When the cube is scrambled, it might seem to the untrained eye that the cubies can turn any old way. Yet, that's not the case. Because of the way the mechanism works, there are certain principles that limit the cubies' positions. For instance, no matter how you turn the cube, you cannot make a single corner or a single edge cubie turn in its place, or make just two cubies trade their places, with all the rest staying in place. These limitations are known as cube laws. In fact, if you take the cube apart and put the cubies back in random order, there's only one chance in 12 that you will get it right (i.e. you make a cube that can be solved by making legal turns). It will come handy later.

To describe a cube scramble, we could just list the stickers' colors ("the colors on the face with the red center, counting from the red-white-blue corner clockwise are red, white, yellow, green…") or cubie positions ("the red-yellow-green corner cubie is between the orange, white and green faces…"). But turns out, there is another way.

Similar to other famous combination puzzles, the Rubik's Cube runs on group theory. Even the Wikipedia page on group theory is illustrated by nothing else than an image of a Rubik's Cube. For those wishing to delve into the finer detail, there's a nice article on Wikipedia on the Rubik's Cube group. For the rest of us laypeople, this means that every valid state of the cube can be described by the sequence of moves (face turns) that have lead to this state. Come to think of it, that's only natural: if the cube came out of the box solved and we only scrambled it using the legal moves, then if we replay these moves on another cube, we will get the same scramble with the same colors. So, instead of naming the colors or cubies' positions, we can just say "take a solved cube, turn the white face clockwise, then the red face counterclockwise, then…"). In the end, it will be the same thing.

Note that in the previous paragraph I said that it would be possible, not that it would be easy. In fact, if we take a scrambled cube described by the series of moves from the solved cube, and replay these moves in reverse, we will get back to the solved cube. And that's the very essence of the problem: how do we, looking at a scrambled cube, find the sequence of moves that has lead to this particular state? Once we find the answer to this question, we'll just need to reverse this sequence and the cube will be solved. This answer, however, is not trivial to find.

## Happy New Year!

Last year, my good friend and colleague Matt Ward challenged me to implement a quantum computer emulator in SQL.

Challenge accepted!

This year we will be building an SQL query which will emulate a quantum computer. This query will process quantum assembly, build the circuit, run the emulation and make the measurements.

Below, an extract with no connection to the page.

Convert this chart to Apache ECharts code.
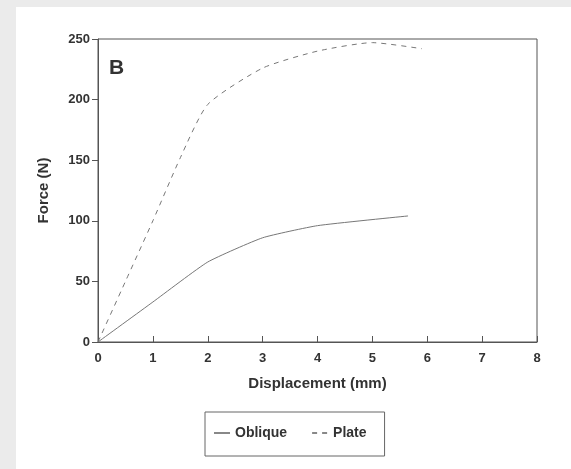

First things first, a little bit of theory. I won't go deep into quantum mechanics now (primarily because I don't understand it well enough to talk about it in public). What we really need to know about emulating a quantum computer, is that it's all about matrix multiplication. Quantum computers run on physical effects which are hard to wrap one's head around, but relatively easy to express using quite simple math. This math is something you can work with, even if you don't understand the physics behind it on an intuitive level.

### Theory

For this article, I will assume that you are familiar with the mathematics of matrix multiplication. If you're not, you'll need to read up a little bit on linear algebra. This is not a particularly hard topic, and it's being used heavily in many areas of programming: image processing, sound processing, quantitative finance analysis and many others. It is very rewarding to be familiar with it.

#### Qubits

So, quantum computers have registers (tiny blocks of memory), in pretty much the same way as the CPU in your laptop or phone does. The data stored in your CPU registers tells it what to do next, and these registers are being constantly updated as your CPU runs code.

Classic registers have bits, which store zeros and ones. These are exclusive: if the bit is on, it's not off, and if it's off, it's not on.

Quantum registers have qubits, which also store zeros and ones. But these zeros and ones are not exclusive. A qubit may be on, may be off, and may be somewhere in between. It's not like an on-off switch, but more like a computer trackball with a permanent marker dot on it. You can turn any way you like, and the dot position reflects the state of the qubit. The closer the dot is to the top (or to the bottom), the more "zero" or "one" the qubit is. The marked dot on the trackball can also turn about the vertical axis, which is also something that the qubit can store.